[net.lang.c] C standard for initializations

lcc.niket@UCLA-LOCUS.ARPA (Niket K. Patwardhan) (07/18/85)

Date:           Mon, 15 Jul 85 12:33:31 PDT
From:           Niket K. Patwardhan <niket>
To:             info-c
Subject:        C standard on initialization.

I would like this to get transferred to the C standards group as well as see
comments on this proposal.

It has always seemed to me extremely lame that C has no way of specifying that
a particular value is to be repeated N times, without actually typing out the
value N times. Although the draft standard permits initialization of
sub-aggregates via some pretty fancy grouping, it still says nothing about
duplicated values. The only practical way of initializing a large data
structure to something other than all NULLs is to actually write some code to
do it. What I would like to see is this

<initializer> ::=
		<assignment-expression>
		{ <initializer-list> }
		<constant-expression> { <initializer-list> }
		{ <initializer-list>, }

If the grammar is too hard to parse, or too unnatural, 
the constant expression can follow the initializer list in braces.
The  semantics is as follows:

constant-expression has to evaluate to a positive integer.
<constant-expression> { <initializer-list> }  is equivalent to
{ <initializer-list> } , { <initializer-list> } , ......  the right number of
times.


or

{ <initializer-list>, <initializer-list>,....... }

or some variation thereof.


On second thought the post-fix constant seems more natural, it having been
often used in documentation with the constant being a superscript.

I would consider a scheme that allowed a single constant to be repeated
insufficient. It is necessary that patterns can be specified as occurring
N times.

ALMQUIST@SU-SCORE.ARPA (Philip Almquist) (07/19/85)

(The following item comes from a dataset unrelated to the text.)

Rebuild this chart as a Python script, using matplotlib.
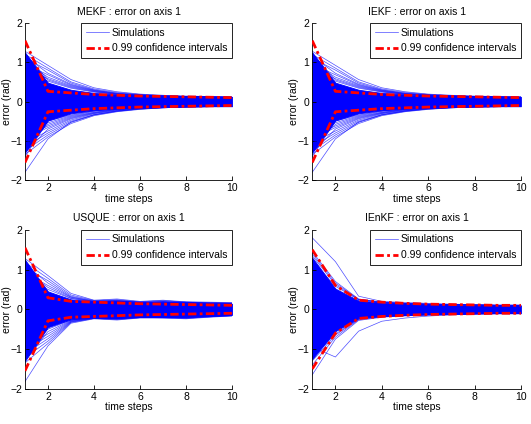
import numpy as np
import matplotlib
matplotlib.use("Agg")
import matplotlib.pyplot as plt

plt.rcParams['font.family'] = ['Liberation Sans', 'DejaVu Sans']
plt.rcParams['font.size'] = 7.5

steps = [1, 2, 3, 4, 5, 6, 7, 8, 9, 10]

# 0.99 confidence bound (upper; lower is the mirror)
conf_mekf = [1.55, 0.26, 0.22, 0.18, 0.16, 0.14, 0.13, 0.12, 0.11, 0.10]
conf_iekf = [1.55, 0.26, 0.22, 0.18, 0.16, 0.14, 0.13, 0.12, 0.11, 0.10]
conf_usque = [1.55, 0.29, 0.20, 0.18, 0.16, 0.14, 0.13, 0.12, 0.11, 0.10]
conf_ienkf = [1.50, 0.60, 0.23, 0.18, 0.15, 0.13, 0.12, 0.11, 0.10, 0.10]

# dense core of the simulation bundle (where lines overlap completely)
core_hi_mekf = [1.25, 0.48, 0.30, 0.22, 0.18, 0.16, 0.14, 0.13, 0.12, 0.12]
core_lo_mekf = [-1.30, -0.48, -0.30, -0.22, -0.18, -0.16, -0.14, -0.13, -0.12, -0.12]
core_hi_usque = [1.25, 0.45, 0.25, 0.20, 0.22, 0.18, 0.19, 0.17, 0.15, 0.14]
core_lo_usque = [-1.30, -0.45, -0.25, -0.21, -0.22, -0.19, -0.20, -0.19, -0.16, -0.14]
core_hi_ienkf = [1.30, 0.52, 0.22, 0.17, 0.15, 0.13, 0.12, 0.11, 0.10, 0.10]
core_lo_ienkf = [-1.25, -0.55, -0.22, -0.17, -0.15, -0.13, -0.12, -0.11, -0.10, -0.10]

# visible individual runs outside the core
sims_mekf = [
    [1.28, 0.92, 0.56, 0.35, 0.25, 0.19, 0.16, 0.14, 0.13, 0.12],
    [1.20, 0.85, 0.50, 0.32, 0.23, 0.18, 0.15, 0.13, 0.12, 0.11],
    [1.10, 0.80, 0.47, 0.30, 0.21, 0.17, 0.15, 0.13, 0.12, 0.11],
    [1.15, 0.72, 0.44, 0.29, 0.21, 0.17, 0.14, 0.13, 0.12, 0.11],
    [0.95, 0.68, 0.42, 0.28, 0.20, 0.16, 0.14, 0.13, 0.12, 0.11],
    [1.00, 0.62, 0.40, 0.27, 0.19, 0.16, 0.14, 0.12, 0.11, 0.11],
    [0.85, 0.58, 0.38, 0.26, 0.19, 0.15, 0.13, 0.12, 0.11, 0.10],
    [1.22, 0.55, 0.36, 0.25, 0.18, 0.15, 0.13, 0.12, 0.11, 0.10],
    [0.70, 0.52, 0.34, 0.24, 0.18, 0.15, 0.13, 0.12, 0.11, 0.10],
    [-1.80, -0.95, -0.52, -0.34, -0.24, -0.19, -0.16, -0.14, -0.13, -0.12],
    [-1.35, -0.90, -0.56, -0.36, -0.26, -0.20, -0.16, -0.14, -0.13, -0.12],
    [-1.25, -0.85, -0.53, -0.34, -0.25, -0.19, -0.16, -0.14, -0.13, -0.12],
    [-1.15, -0.80, -0.50, -0.33, -0.24, -0.18, -0.15, -0.13, -0.12, -0.11],
    [-1.05, -0.75, -0.47, -0.31, -0.23, -0.18, -0.15, -0.13, -0.12, -0.11],
    [-1.30, -0.70, -0.44, -0.30, -0.22, -0.17, -0.14, -0.13, -0.12, -0.11],
    [-0.95, -0.66, -0.42, -0.29, -0.21, -0.17, -0.14, -0.13, -0.12, -0.11],
    [-0.90, -0.62, -0.40, -0.28, -0.20, -0.16, -0.14, -0.12, -0.11, -0.11],
    [-1.10, -0.58, -0.38, -0.27, -0.20, -0.16, -0.13, -0.12, -0.11, -0.10],
    [-0.80, -0.54, -0.36, -0.25, -0.19, -0.15, -0.13, -0.12, -0.11, -0.10],
    [-1.40, -0.50, -0.34, -0.24, -0.18, -0.15, -0.13, -0.12, -0.11, -0.10],
]
sims_iekf = sims_mekf

sims_usque = [
    [1.28, 0.85, 0.40, 0.23, 0.26, 0.20, 0.23, 0.19, 0.18, 0.17],
    [1.18, 0.78, 0.36, 0.22, 0.24, 0.19, 0.22, 0.18, 0.17, 0.16],
    [1.05, 0.72, 0.33, 0.21, 0.23, 0.18, 0.20, 0.18, 0.16, 0.15],
    [1.12, 0.66, 0.31, 0.20, 0.22, 0.18, 0.19, 0.17, 0.16, 0.15],
    [0.92, 0.60, 0.30, 0.20, 0.21, 0.17, 0.19, 0.17, 0.15, 0.14],
    [0.98, 0.55, 0.28, 0.19, 0.20, 0.17, 0.18, 0.16, 0.15, 0.14],
    [0.80, 0.50, 0.27, 0.19, 0.20, 0.16, 0.18, 0.16, 0.15, 0.14],
    [-1.82, -0.92, -0.35, -0.24, -0.27, -0.22, -0.22, -0.24, -0.20, -0.17],
    [-1.35, -0.86, -0.33, -0.23, -0.26, -0.21, -0.21, -0.23, -0.19, -0.16],
    [-1.22, -0.80, -0.32, -0.23, -0.25, -0.21, -0.21, -0.22, -0.19, -0.16],
    [-1.12, -0.74, -0.31, -0.22, -0.24, -0.20, -0.20, -0.22, -0.18, -0.16],
    [-1.02, -0.68, -0.30, -0.22, -0.24, -0.20, -0.20, -0.21, -0.18, -0.15],
    [-0.95, -0.62, -0.29, -0.21, -0.23, -0.19, -0.20, -0.21, -0.17, -0.15],
    [-1.28, -0.56, -0.28, -0.21, -0.23, -0.19, -0.19, -0.20, -0.17, -0.15],
    [-0.85, -0.50, -0.27, -0.20, -0.22, -0.19, -0.19, -0.20, -0.17, -0.15],
]

sims_ienkf = [
    [1.80, 1.20, 0.33, 0.20, 0.17, 0.15, 0.13, 0.12, 0.11, 0.11],
    [1.45, 0.70, 0.26, 0.18, 0.15, 0.13, 0.12, 0.11, 0.10, 0.10],
    [1.40, 0.66, 0.25, 0.18, 0.15, 0.13, 0.12, 0.11, 0.10, 0.10],
    [1.35, 0.62, 0.24, 0.17, 0.15, 0.13, 0.12, 0.11, 0.10, 0.10],
    [1.20, 0.58, 0.24, 0.17, 0.14, 0.13, 0.12, 0.11, 0.10, 0.10],
    [-0.95, -1.20, -0.55, -0.30, -0.22, -0.17, -0.14, -0.12, -0.11, -0.11],
    [-1.65, -0.75, -0.28, -0.20, -0.16, -0.14, -0.12, -0.11, -0.11, -0.10],
    [-1.40, -0.70, -0.26, -0.19, -0.16, -0.14, -0.12, -0.11, -0.10, -0.10],
    [-1.30, -0.65, -0.25, -0.18, -0.15, -0.13, -0.12, -0.11, -0.10, -0.10],
    [-1.20, -0.62, -0.24, -0.18, -0.15, -0.13, -0.12, -0.11, -0.10, -0.10],
]

panels = [
    ("MEKF", sims_mekf, core_hi_mekf, core_lo_mekf, conf_mekf),
    ("IEKF", sims_iekf, core_hi_mekf, core_lo_mekf, conf_iekf),
    ("USQUE", sims_usque, core_hi_usque, core_lo_usque, conf_usque),
    ("IEnKF", sims_ienkf, core_hi_ienkf, core_lo_ienkf, conf_ienkf),
]

# axes boxes in figure fractions (left, bottom, width, height)
boxes = [
    [0.047, 0.575, 0.390, 0.371],
    [0.588, 0.575, 0.393, 0.371],
    [0.047, 0.083, 0.390, 0.375],
    [0.588, 0.083, 0.393, 0.375],
]

dashdot = (0, (3, 1.2, 1, 1.2))

fig = plt.figure(figsize=(5.31, 4.24), dpi=100)

for (name, sims, chi, clo, conf), box in zip(panels, boxes):
    ax = fig.add_axes(box)
    ax.fill_between(steps, clo, chi, color='#0000ff', lw=0.6, zorder=1)
    for s in sims:
        ax.plot(steps, s, color='#0000ff', lw=0.5, alpha=0.7, zorder=2)
    ax.plot(steps, conf, color='#ff0000', lw=2, ls=dashdot, zorder=3)
    ax.plot(steps, -np.array(conf), color='#ff0000', lw=2, ls=dashdot, zorder=3)

    ax.set_xlim(1, 10)
    ax.set_ylim(-2, 2)
    ax.set_xticks([2, 4, 6, 8, 10])
    ax.set_yticks([-2, -1, 0, 1, 2])
    ax.spines['top'].set_visible(False)
    ax.spines['right'].set_visible(False)
    ax.spines['left'].set_linewidth(0.6)
    ax.spines['bottom'].set_linewidth(0.6)
    ax.tick_params(direction='in', length=3, width=0.6, labelsize=7.5, pad=2)
    ax.set_title(name + " : error on axis 1", fontsize=7.5, pad=6)
    ax.set_xlabel("time steps", fontsize=7.5, labelpad=0.5)
    ax.set_ylabel("error (rad)", fontsize=7.5)
    ax.yaxis.set_label_coords(-0.062, 0.5)

    h1, = ax.plot([], [], color='#0000ff', lw=0.5, alpha=0.7)
    h2, = ax.plot([], [], color='#ff0000', lw=2, ls=dashdot)
    leg = ax.legend([h1, h2], ["Simulations", "0.99 confidence intervals"],
                    loc='upper right', borderaxespad=0, fontsize=7.5,
                    fancybox=False, framealpha=1, edgecolor='black',
                    handlelength=2.2, handletextpad=0.3, borderpad=0.45,
                    labelspacing=0.55)
    leg.get_frame().set_linewidth(0.6)

fig.savefig("out.png", dpi=100)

	An alternative which would accomplish the end would be to
add a repetition construct to the preprocessor.  An example, using
one possible syntax, is:

	int foobar[FOOSIZE] = {
		1,
		2,
		3
	#     repeat FOOSIZE - 3
		,27
	#     endrepeat
		}

I believe that such a preprocessor directive would have the following
advantages over the (very reasonable) scheme that you proposed:

 - It also handles repetition in other cases where it can be useful,
   such as loop unrolling.

 - Macro processors tend to be easier to change than compilers.

 - Although I didn't think about it hard enough to be sure, I think
   that there are cases in your syntax where the accidental insertion
   or deletion of a comma could change the meaning of the initializer
   radically without causing any sort of compile-time error.  Since
   commas naturally abound in initializers such an error might be
   hard to spot.  Although such pitfalls abound in C it would be
   nice to avoid adding another one.

					Philip Almquist
-------

bright@dataio.UUCP (Walter Bright) (07/22/85)

In article <5@brl-tgr.ARPA> ALMQUIST@SU-SCORE.ARPA (Philip Almquist) writes:
>	An alternative which would accomplish the end would be to
>add a repetition construct to the preprocessor.  An example, using
>one possible syntax, is:
>	int foobar[FOOSIZE] = {1,2,3
>	#     repeat FOOSIZE - 3
>		,27
>	#     endrepeat
>		}
A good idea. But I would rather see the syntax be:

	int foobar[FOOSIZE] = {1,2,3
		#repeat (FOOSIZE - 3) ,27
	};

Most C preprocessors are already set up to handle text on the current
line, not text on n lines. My scheme would be much easier to implement.
The repeat count would have to be enclosed in parentheses in order
to differentiate it from the repeated text. Large amounts of repeat text
can be handled with a \ continuation character, just like in #defines.